— Directions for this task —
Word for word, quote all of the material, omitting the pictures.

— Information provided —
+===+

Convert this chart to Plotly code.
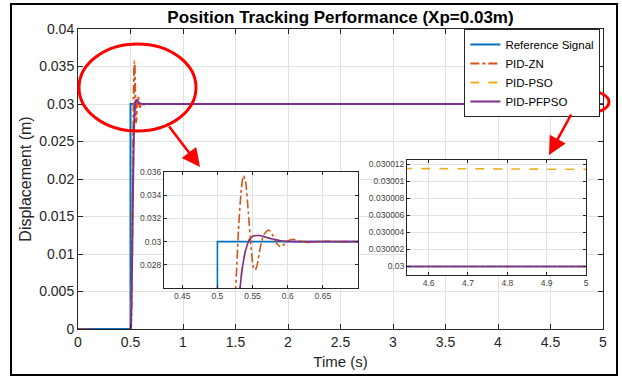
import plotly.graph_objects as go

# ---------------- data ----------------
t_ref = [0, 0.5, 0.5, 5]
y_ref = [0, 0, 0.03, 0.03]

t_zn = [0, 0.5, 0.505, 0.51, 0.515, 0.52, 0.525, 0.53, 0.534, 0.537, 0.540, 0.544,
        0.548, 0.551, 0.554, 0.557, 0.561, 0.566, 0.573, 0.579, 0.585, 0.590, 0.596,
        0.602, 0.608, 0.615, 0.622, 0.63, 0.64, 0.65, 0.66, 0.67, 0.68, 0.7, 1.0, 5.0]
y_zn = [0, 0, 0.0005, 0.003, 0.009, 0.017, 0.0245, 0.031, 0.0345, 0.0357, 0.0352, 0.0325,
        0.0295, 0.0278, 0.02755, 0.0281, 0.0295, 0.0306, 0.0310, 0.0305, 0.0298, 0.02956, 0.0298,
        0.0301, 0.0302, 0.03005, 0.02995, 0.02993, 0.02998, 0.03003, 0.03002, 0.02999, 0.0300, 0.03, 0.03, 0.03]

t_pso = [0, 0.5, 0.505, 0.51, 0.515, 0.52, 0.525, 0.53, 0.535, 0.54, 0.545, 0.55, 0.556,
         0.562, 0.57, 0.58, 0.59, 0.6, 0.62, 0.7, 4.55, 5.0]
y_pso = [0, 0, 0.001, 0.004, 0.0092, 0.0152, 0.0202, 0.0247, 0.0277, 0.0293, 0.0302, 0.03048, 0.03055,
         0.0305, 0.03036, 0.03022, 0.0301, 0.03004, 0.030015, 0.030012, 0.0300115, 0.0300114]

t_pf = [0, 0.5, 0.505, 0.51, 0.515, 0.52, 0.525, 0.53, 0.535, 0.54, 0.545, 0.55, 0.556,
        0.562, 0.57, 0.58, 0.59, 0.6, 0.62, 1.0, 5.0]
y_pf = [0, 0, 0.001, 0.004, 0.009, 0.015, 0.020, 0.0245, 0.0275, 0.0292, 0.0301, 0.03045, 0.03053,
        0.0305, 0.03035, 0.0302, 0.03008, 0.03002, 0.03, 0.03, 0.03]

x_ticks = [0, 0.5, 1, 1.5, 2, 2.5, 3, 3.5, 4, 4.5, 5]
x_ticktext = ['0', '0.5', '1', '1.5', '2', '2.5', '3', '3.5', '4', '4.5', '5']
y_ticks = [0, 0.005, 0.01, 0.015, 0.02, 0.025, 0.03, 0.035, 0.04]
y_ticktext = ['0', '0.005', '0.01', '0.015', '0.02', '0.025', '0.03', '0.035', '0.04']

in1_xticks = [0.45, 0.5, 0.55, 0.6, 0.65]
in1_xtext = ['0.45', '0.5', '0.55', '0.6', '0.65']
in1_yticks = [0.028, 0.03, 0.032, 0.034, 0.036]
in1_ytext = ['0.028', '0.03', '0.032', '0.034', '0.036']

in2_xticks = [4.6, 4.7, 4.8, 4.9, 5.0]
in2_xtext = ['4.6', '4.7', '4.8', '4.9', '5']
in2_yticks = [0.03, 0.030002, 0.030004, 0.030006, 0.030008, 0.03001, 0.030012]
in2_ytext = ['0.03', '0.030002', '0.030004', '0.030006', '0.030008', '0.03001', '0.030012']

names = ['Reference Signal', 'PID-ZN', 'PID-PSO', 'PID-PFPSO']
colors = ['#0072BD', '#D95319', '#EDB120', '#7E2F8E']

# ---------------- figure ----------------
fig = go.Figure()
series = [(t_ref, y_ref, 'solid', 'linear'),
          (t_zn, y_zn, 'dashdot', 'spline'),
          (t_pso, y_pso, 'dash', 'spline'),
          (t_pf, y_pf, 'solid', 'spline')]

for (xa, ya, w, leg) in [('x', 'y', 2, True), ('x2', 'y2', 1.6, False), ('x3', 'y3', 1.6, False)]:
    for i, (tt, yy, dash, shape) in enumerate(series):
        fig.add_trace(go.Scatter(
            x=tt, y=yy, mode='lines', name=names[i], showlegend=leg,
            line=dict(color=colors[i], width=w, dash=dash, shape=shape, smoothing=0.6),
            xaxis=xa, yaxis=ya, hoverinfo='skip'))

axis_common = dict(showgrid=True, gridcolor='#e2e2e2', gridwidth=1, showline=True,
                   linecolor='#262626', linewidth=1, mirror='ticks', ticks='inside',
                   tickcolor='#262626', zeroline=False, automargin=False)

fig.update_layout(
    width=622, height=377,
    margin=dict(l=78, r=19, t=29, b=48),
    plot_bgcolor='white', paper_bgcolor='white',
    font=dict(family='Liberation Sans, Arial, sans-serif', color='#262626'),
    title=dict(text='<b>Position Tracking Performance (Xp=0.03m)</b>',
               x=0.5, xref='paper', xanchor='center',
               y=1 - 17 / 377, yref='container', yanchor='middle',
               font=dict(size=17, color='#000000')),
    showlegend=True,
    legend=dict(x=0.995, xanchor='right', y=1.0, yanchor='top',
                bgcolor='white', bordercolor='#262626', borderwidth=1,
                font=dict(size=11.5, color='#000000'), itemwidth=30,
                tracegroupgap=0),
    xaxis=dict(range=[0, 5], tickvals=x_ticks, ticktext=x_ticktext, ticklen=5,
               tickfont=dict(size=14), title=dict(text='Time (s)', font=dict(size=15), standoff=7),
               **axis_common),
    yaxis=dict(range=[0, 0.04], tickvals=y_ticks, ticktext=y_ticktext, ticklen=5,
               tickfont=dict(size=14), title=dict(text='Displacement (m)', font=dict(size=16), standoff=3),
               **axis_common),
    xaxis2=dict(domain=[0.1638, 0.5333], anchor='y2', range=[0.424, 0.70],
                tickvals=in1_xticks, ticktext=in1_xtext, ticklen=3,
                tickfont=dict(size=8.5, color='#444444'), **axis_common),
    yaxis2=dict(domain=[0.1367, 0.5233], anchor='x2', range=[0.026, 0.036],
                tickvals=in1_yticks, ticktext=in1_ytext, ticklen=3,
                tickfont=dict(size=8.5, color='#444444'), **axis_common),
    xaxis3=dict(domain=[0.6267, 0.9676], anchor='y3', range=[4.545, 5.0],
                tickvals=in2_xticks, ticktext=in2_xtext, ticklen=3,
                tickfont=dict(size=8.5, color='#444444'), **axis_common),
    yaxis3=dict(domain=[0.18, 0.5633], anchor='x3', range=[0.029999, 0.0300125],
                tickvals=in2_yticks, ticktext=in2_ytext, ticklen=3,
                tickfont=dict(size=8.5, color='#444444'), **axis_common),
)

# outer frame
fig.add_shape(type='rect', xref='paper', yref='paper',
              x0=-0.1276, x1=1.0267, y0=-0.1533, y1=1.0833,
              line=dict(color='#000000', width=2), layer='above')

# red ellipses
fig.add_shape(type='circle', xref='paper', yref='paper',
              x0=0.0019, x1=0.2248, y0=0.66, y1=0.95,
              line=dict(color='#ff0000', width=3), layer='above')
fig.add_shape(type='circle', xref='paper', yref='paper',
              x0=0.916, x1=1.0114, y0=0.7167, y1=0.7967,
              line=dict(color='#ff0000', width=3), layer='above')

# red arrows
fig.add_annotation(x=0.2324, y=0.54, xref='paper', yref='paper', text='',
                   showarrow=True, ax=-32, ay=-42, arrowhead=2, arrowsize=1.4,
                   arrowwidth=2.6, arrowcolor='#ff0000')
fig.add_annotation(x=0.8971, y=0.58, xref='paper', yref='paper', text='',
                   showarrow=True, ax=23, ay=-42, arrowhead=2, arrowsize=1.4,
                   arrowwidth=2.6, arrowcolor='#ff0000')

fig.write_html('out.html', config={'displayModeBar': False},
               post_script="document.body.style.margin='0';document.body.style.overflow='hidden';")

+===+

— Correct output —
Convert this chart to Plotly code.
import plotly.graph_objects as go

# ---------------- data ----------------
t_ref = [0, 0.5, 0.5, 5]
y_ref = [0, 0, 0.03, 0.03]

t_zn = [0, 0.5, 0.505, 0.51, 0.515, 0.52, 0.525, 0.53, 0.534, 0.537, 0.540, 0.544,
        0.548, 0.551, 0.554, 0.557, 0.561, 0.566, 0.573, 0.579, 0.585, 0.590, 0.596,
        0.602, 0.608, 0.615, 0.622, 0.63, 0.64, 0.65, 0.66, 0.67, 0.68, 0.7, 1.0, 5.0]
y_zn = [0, 0, 0.0005, 0.003, 0.009, 0.017, 0.0245, 0.031, 0.0345, 0.0357, 0.0352, 0.0325,
        0.0295, 0.0278, 0.02755, 0.0281, 0.0295, 0.0306, 0.0310, 0.0305, 0.0298, 0.02956, 0.0298,
        0.0301, 0.0302, 0.03005, 0.02995, 0.02993, 0.02998, 0.03003, 0.03002, 0.02999, 0.0300, 0.03, 0.03, 0.03]

t_pso = [0, 0.5, 0.505, 0.51, 0.515, 0.52, 0.525, 0.53, 0.535, 0.54, 0.545, 0.55, 0.556,
         0.562, 0.57, 0.58, 0.59, 0.6, 0.62, 0.7, 4.55, 5.0]
y_pso = [0, 0, 0.001, 0.004, 0.0092, 0.0152, 0.0202, 0.0247, 0.0277, 0.0293, 0.0302, 0.03048, 0.03055,
         0.0305, 0.03036, 0.03022, 0.0301, 0.03004, 0.030015, 0.030012, 0.0300115, 0.0300114]

t_pf = [0, 0.5, 0.505, 0.51, 0.515, 0.52, 0.525, 0.53, 0.535, 0.54, 0.545, 0.55, 0.556,
        0.562, 0.57, 0.58, 0.59, 0.6, 0.62, 1.0, 5.0]
y_pf = [0, 0, 0.001, 0.004, 0.009, 0.015, 0.020, 0.0245, 0.0275, 0.0292, 0.0301, 0.03045, 0.03053,
        0.0305, 0.03035, 0.0302, 0.03008, 0.03002, 0.03, 0.03, 0.03]

x_ticks = [0, 0.5, 1, 1.5, 2, 2.5, 3, 3.5, 4, 4.5, 5]
x_ticktext = ['0', '0.5', '1', '1.5', '2', '2.5', '3', '3.5', '4', '4.5', '5']
y_ticks = [0, 0.005, 0.01, 0.015, 0.02, 0.025, 0.03, 0.035, 0.04]
y_ticktext = ['0', '0.005', '0.01', '0.015', '0.02', '0.025', '0.03', '0.035', '0.04']

in1_xticks = [0.45, 0.5, 0.55, 0.6, 0.65]
in1_xtext = ['0.45', '0.5', '0.55', '0.6', '0.65']
in1_yticks = [0.028, 0.03, 0.032, 0.034, 0.036]
in1_ytext = ['0.028', '0.03', '0.032', '0.034', '0.036']

in2_xticks = [4.6, 4.7, 4.8, 4.9, 5.0]
in2_xtext = ['4.6', '4.7', '4.8', '4.9', '5']
in2_yticks = [0.03, 0.030002, 0.030004, 0.030006, 0.030008, 0.03001, 0.030012]
in2_ytext = ['0.03', '0.030002', '0.030004', '0.030006', '0.030008', '0.03001', '0.030012']

names = ['Reference Signal', 'PID-ZN', 'PID-PSO', 'PID-PFPSO']
colors = ['#0072BD', '#D95319', '#EDB120', '#7E2F8E']

# ---------------- figure ----------------
fig = go.Figure()
series = [(t_ref, y_ref, 'solid', 'linear'),
          (t_zn, y_zn, 'dashdot', 'spline'),
          (t_pso, y_pso, 'dash', 'spline'),
          (t_pf, y_pf, 'solid', 'spline')]

for (xa, ya, w, leg) in [('x', 'y', 2, True), ('x2', 'y2', 1.6, False), ('x3', 'y3', 1.6, False)]:
    for i, (tt, yy, dash, shape) in enumerate(series):
        fig.add_trace(go.Scatter(
            x=tt, y=yy, mode='lines', name=names[i], showlegend=leg,
            line=dict(color=colors[i], width=w, dash=dash, shape=shape, smoothing=0.6),
            xaxis=xa, yaxis=ya, hoverinfo='skip'))

axis_common = dict(showgrid=True, gridcolor='#e2e2e2', gridwidth=1, showline=True,
                   linecolor='#262626', linewidth=1, mirror='ticks', ticks='inside',
                   tickcolor='#262626', zeroline=False, automargin=False)

fig.update_layout(
    width=622, height=377,
    margin=dict(l=78, r=19, t=29, b=48),
    plot_bgcolor='white', paper_bgcolor='white',
    font=dict(family='Liberation Sans, Arial, sans-serif', color='#262626'),
    title=dict(text='<b>Position Tracking Performance (Xp=0.03m)</b>',
               x=0.5, xref='paper', xanchor='center',
               y=1 - 17 / 377, yref='container', yanchor='middle',
               font=dict(size=17, color='#000000')),
    showlegend=True,
    legend=dict(x=0.995, xanchor='right', y=1.0, yanchor='top',
                bgcolor='white', bordercolor='#262626', borderwidth=1,
                font=dict(size=11.5, color='#000000'), itemwidth=30,
                tracegroupgap=0),
    xaxis=dict(range=[0, 5], tickvals=x_ticks, ticktext=x_ticktext, ticklen=5,
               tickfont=dict(size=14), title=dict(text='Time (s)', font=dict(size=15), standoff=7),
               **axis_common),
    yaxis=dict(range=[0, 0.04], tickvals=y_ticks, ticktext=y_ticktext, ticklen=5,
               tickfont=dict(size=14), title=dict(text='Displacement (m)', font=dict(size=16), standoff=3),
               **axis_common),
    xaxis2=dict(domain=[0.1638, 0.5333], anchor='y2', range=[0.424, 0.70],
                tickvals=in1_xticks, ticktext=in1_xtext, ticklen=3,
                tickfont=dict(size=8.5, color='#444444'), **axis_common),
    yaxis2=dict(domain=[0.1367, 0.5233], anchor='x2', range=[0.026, 0.036],
                tickvals=in1_yticks, ticktext=in1_ytext, ticklen=3,
                tickfont=dict(size=8.5, color='#444444'), **axis_common),
    xaxis3=dict(domain=[0.6267, 0.9676], anchor='y3', range=[4.545, 5.0],
                tickvals=in2_xticks, ticktext=in2_xtext, ticklen=3,
                tickfont=dict(size=8.5, color='#444444'), **axis_common),
    yaxis3=dict(domain=[0.18, 0.5633], anchor='x3', range=[0.029999, 0.0300125],
                tickvals=in2_yticks, ticktext=in2_ytext, ticklen=3,
                tickfont=dict(size=8.5, color='#444444'), **axis_common),
)

# outer frame
fig.add_shape(type='rect', xref='paper', yref='paper',
              x0=-0.1276, x1=1.0267, y0=-0.1533, y1=1.0833,
              line=dict(color='#000000', width=2), layer='above')

# red ellipses
fig.add_shape(type='circle', xref='paper', yref='paper',
              x0=0.0019, x1=0.2248, y0=0.66, y1=0.95,
              line=dict(color='#ff0000', width=3), layer='above')
fig.add_shape(type='circle', xref='paper', yref='paper',
              x0=0.916, x1=1.0114, y0=0.7167, y1=0.7967,
              line=dict(color='#ff0000', width=3), layer='above')

# red arrows
fig.add_annotation(x=0.2324, y=0.54, xref='paper', yref='paper', text='',
                   showarrow=True, ax=-32, ay=-42, arrowhead=2, arrowsize=1.4,
                   arrowwidth=2.6, arrowcolor='#ff0000')
fig.add_annotation(x=0.8971, y=0.58, xref='paper', yref='paper', text='',
                   showarrow=True, ax=23, ay=-42, arrowhead=2, arrowsize=1.4,
                   arrowwidth=2.6, arrowcolor='#ff0000')

fig.write_html('out.html', config={'displayModeBar': False},
               post_script="document.body.style.margin='0';document.body.style.overflow='hidden';")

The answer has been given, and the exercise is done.